With the realization that its single-core processors had hit a wall, Intel engineers plunged headlong into designing the Smithfield dual-core chip in 2004 but faced numerous challenges in getting that chip to market, said Jonathan Douglas, a principal engineer in Intel's Digital Enterprise Group, which makes chips for office desktops and servers.
"We faced many challenges from taking a design team focused on making the highest performing processors possible to one focused on multicore designs," Douglas said in a presentation on Intel's Pentium D 800 series desktop chips and the forthcoming Paxville server chip, both of which are based on the Smithfield core.

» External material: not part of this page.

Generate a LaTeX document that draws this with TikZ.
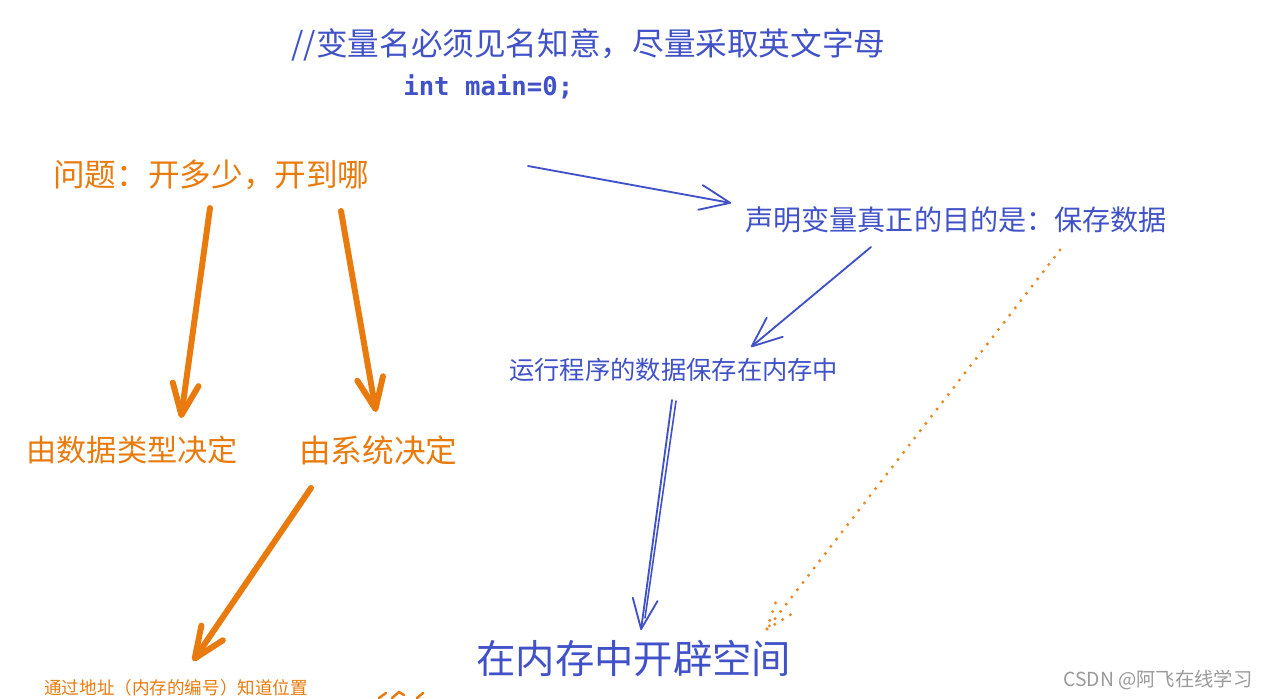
\documentclass[tikz,border=0pt]{standalone}
\usepackage{fontspec}
\setmainfont{Noto Sans CJK SC}
\newfontfamily\monof{DejaVu Sans Mono}
\usetikzlibrary{arrows.meta}
\definecolor{penblue}{HTML}{4152C8}
\definecolor{penorange}{HTML}{E97B0E}
\definecolor{wmgray}{HTML}{9A9A9A}
\newcommand{\fsz}[1]{\fontsize{#1pt}{#1pt}\selectfont}
\tikzset{
  bluetxt/.style={text=penblue, inner sep=0pt, anchor=west},
  orangetxt/.style={text=penorange, inner sep=0pt, anchor=west},
  bluearrow/.style={draw=penblue, line width=1.05pt, line cap=round, line join=round,
    -{Straight Barb[length=0.6cm,width=0.5cm,round]}},
  blueline/.style={draw=penblue, line width=0.9pt, line cap=round},
  thickarrow/.style={draw=penorange, line width=3.4pt, line cap=round, line join=round,
    -{Straight Barb[length=0.62cm,width=0.52cm,round]}},
  dotline/.style={draw=penorange!90, line width=1.9pt, line cap=round, dash pattern=on 0pt off 5.2pt},
}
\begin{document}
\begin{tikzpicture}[x=0.02cm,y=-0.02cm]
\useasboundingbox[fill=white] (0,0) rectangle (1267,698);

% texts
\node[bluetxt, font=\fsz{18}] (rule) at (291,45) {//变量名必须见名知意，尽量采取英文字母};
\node[bluetxt, font=\monof\bfseries\fsz{14.6}] (code) at (403,87) {int main=0;};
\node[orangetxt, font=\fsz{18}] (q) at (53,175) {问题：开多少，开到哪};
\node[bluetxt, font=\fsz{16}] (purpose) at (745,220) {声明变量真正的目的是：保存数据};
\node[bluetxt, font=\fsz{14.4}] (run) at (509,370) {运行程序的数据保存在内存中};
\node[orangetxt, font=\fsz{17.2}] (type) at (26,450) {由数据类型决定};
\node[orangetxt, font=\fsz{18}] (sys) at (299,450) {由系统决定};
\node[orangetxt, font=\fsz{10}] (addr) at (44,688) {通过地址（内存的编号）知道位置};
\node[bluetxt, font=\fsz{22.4}] (space) at (476,658) {在内存中开辟空间};
\node[text=wmgray, inner sep=0pt, anchor=west, font=\fsz{11}] (wm) at (1063,680) {CSDN @阿飞在线学习};

% connector ends
\coordinate (a1s) at (528,166);
\coordinate (a1e) at (731,203);
\coordinate (a2s) at (871,247);
\coordinate (a2e) at (751,347);
\coordinate (a3s) at (672,400);
\coordinate (a3t) at (676,401);
\coordinate (a3e) at (641,630);
\coordinate (a3m) at (645,618);
\coordinate (a4s) at (1060,250);
\coordinate (a4e) at (767,629);
\coordinate (a5s) at (210,208);
\coordinate (a5e) at (181,418);
\coordinate (a6s) at (341,211);
\coordinate (a6e) at (376,412);
\coordinate (a7s) at (311,488);
\coordinate (a7e) at (193,661);

% blue arrows
\draw[bluearrow] (a1s) -- (a1e);
\draw[bluearrow] (a2s) -- (a2e);
\draw[blueline] (a3t) -- (a3m);
\draw[bluearrow] (a3s) -- (a3e);

% orange dotted arrow
\draw[dotline] (a4s) -- (a4e);
\draw[dotline] (a4e) -- ++(10,-31);
\draw[dotline] (a4e) -- ++(28,-17);

% orange thick arrows
\draw[thickarrow] (a5s) -- (a5e);
\draw[thickarrow] (a6s) -- (a6e);
\draw[thickarrow] (a7s) -- (a7e);

% clipped fragment at the bottom edge
\draw[penorange, line width=1.4pt, line cap=round] (379,698) -- (386,693);
\draw[penorange, line width=1.4pt, line cap=round] (392,698) -- (399,692) -- (404,695);
\draw[penorange, line width=1.4pt, line cap=round] (417,698) -- (423,693);
\end{tikzpicture}
\end{document}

Intel was unable to design a new memory bus in time for the dual-core chip, so it kept the same bus structure used by older Pentium 4 chips, Douglas said at the conference at Stanford University in Palo Alto , Calif. This bus was capable of supporting two separate single-core processors, but it was not nearly as efficient as the dual-independent buses that will appear on the Paxville processors or the integrated memory controller used on AMD's chips. The memory bus or front-side bus on Intel's chips is used to connect the processor to memory.
All of Intel's testing tools and processes had been designed for single-core chips, Douglas said. This meant that the company had to quickly come up with a new testing methodology for dual-core chips that could measure the connections between both cores.